Love will tear us appart’

Un film hanté par la solitude, les fantômes que l’on porte, leur pouvoir et celui qu’ils nous demandent d’assumer. Un beau film d’amour conjugué au fantastique.

Tiré d’un roman japonais, Sans jamais nous connaître en conserve la délicatesse et le goût pour les fantômes mais est avant tout un film complètement anglais, qui joue sur les codes jusqu’au fétichisme, idem pour la romance gay qu’il raconte, le réal’ convoquant un univers qui lui est tout à la fois propre et exagérément commun, nostalgique et en vogue.

Le film joue constamment sur un paradoxe esthétique et de dispositif, naviguant entre téléfilm de la BBC et romance ultra léchée alliant un besoin très actuel, presque naïf, de sexualité brute et de tendresse infinie. En résulte un sentiment hybride. Non pas mitigé, tant cet adjectif évoque la tiédeur, alors que le film sait jouer adroitement sur une alternance de chaleur et de glacis émotionnels. Mais une impression bizarre malgré tout, le constat d’un film extrêmement fabriqué, d’où l’authenticité, souvent déchirante, jaillit par à-coups.
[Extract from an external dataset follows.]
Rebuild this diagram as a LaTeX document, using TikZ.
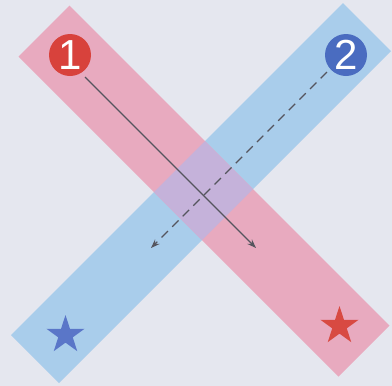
\documentclass[tikz,border=0pt]{standalone}
\usepackage{fontspec}
\setmainfont{Liberation Sans}
\usetikzlibrary{shapes.geometric,arrows.meta}
\definecolor{bgc}{HTML}{E5E7EF}
\definecolor{redband}{HTML}{E8AABF}
\definecolor{blueband}{HTML}{A9CDEB}
\definecolor{overlapc}{HTML}{C5B2DA}
\definecolor{redcirc}{HTML}{D8423C}
\definecolor{bluecirc}{HTML}{4A6CC0}
\definecolor{bluestar}{HTML}{5A76C8}
\definecolor{redstar}{HTML}{D84A42}
\definecolor{arrowc}{HTML}{55555E}
\tikzset{
  numcirc/.style={circle, minimum size=42pt, inner sep=0pt, text=white,
    font=\fontsize{42}{42}\selectfont},
  starmark/.style={star, star points=5, star point ratio=2.618, minimum size=40pt, inner sep=0pt},
  pathsolid/.style={arrowc, line width=1.1pt, -{Stealth[length=9pt,width=6.5pt]}},
  pathdash/.style={arrowc, line width=1.1pt, dash pattern=on 9pt off 6pt, -{Stealth[length=9pt,width=6.5pt]}}
}
\begin{document}
\begin{tikzpicture}[x=1pt,y=-1pt]
\useasboundingbox (0,0) rectangle (392,386);
\fill[bgc] (0,0) rectangle (392,386);
% bands
\fill[blueband] (343,3) -- (391,51) -- (59,383) -- (11,335) -- cycle;
\fill[redband] (69.5,5.5) -- (18.5,56.5) -- (338.5,376.5) -- (389.5,325.5) -- cycle;
\begin{scope}
  \clip (69.5,5.5) -- (18.5,56.5) -- (338.5,376.5) -- (389.5,325.5) -- cycle;
  \fill[overlapc] (343,3) -- (391,51) -- (59,383) -- (11,335) -- cycle;
\end{scope}
% markers
\node[numcirc, fill=redcirc] (c1) at (70,55) {1};
\node[numcirc, fill=bluecirc] (c2) at (346,55) {2};
\node[starmark, fill=bluestar] (s2) at (65.5,335) {};
\node[starmark, fill=redstar] (s1) at (339.5,326) {};
% arrows
\coordinate (a1s) at (85,77);
\coordinate (a1e) at (256,248);
\coordinate (a2s) at (327,72);
\coordinate (a2e) at (151,248);
\draw[pathsolid] (a1s) -- (a1e);
\draw[pathdash] (a2s) -- (a2e);
\end{tikzpicture}
\end{document}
La conclusion, puisque Sans jamais nous connaître fait partie de ces films à la mode dont le retournement final semble être un impératif, en est le parfait exemple. Nous ne la dévoilerons pas, tout juste dirons-nous qu’elle n’est en rien originale et renvoie à de nombreux films déjà existants sur le sujet. Et pourtant elle est la parfaite illustration de sa capacité à transfigurer son sujet, nous renvoyant au cheminement psychologique complexe de son héros par la seule force du jeu de son acteur, et aussi d’une certaine façon, terriblement convaincante, de filmer à la fois la solitude et l’intimité.

Ce cheminement complexe, c’est celui d’un homme mûr qui, pour avancer, doit se reconfronter à l’enfant qu’il a été, et qui a enfoui en lui tout un monde intérieur, figé et sacralisé. Un mausolée pourtant oublié, et que sa mémoire va choisir de faire ressurgir de façon extrêmement vivante, mais dont l’idéalisation signe déjà la désincarnation. On ne saura ainsi jamais réellement si Adam « apprend » quelque chose de son expérience, de sa seconde chance. S’il en ressort émancipé, restauré dans sa conviction d’avoir été aimé et investi, ou bien si, berné par une illusion, son scénario intime n’a finalement pas fait que se rejouer, en pire. Cette incertitude, terriblement émouvante et qui pour le coup parlera à tous, constitue le doux venin mélancolique du film.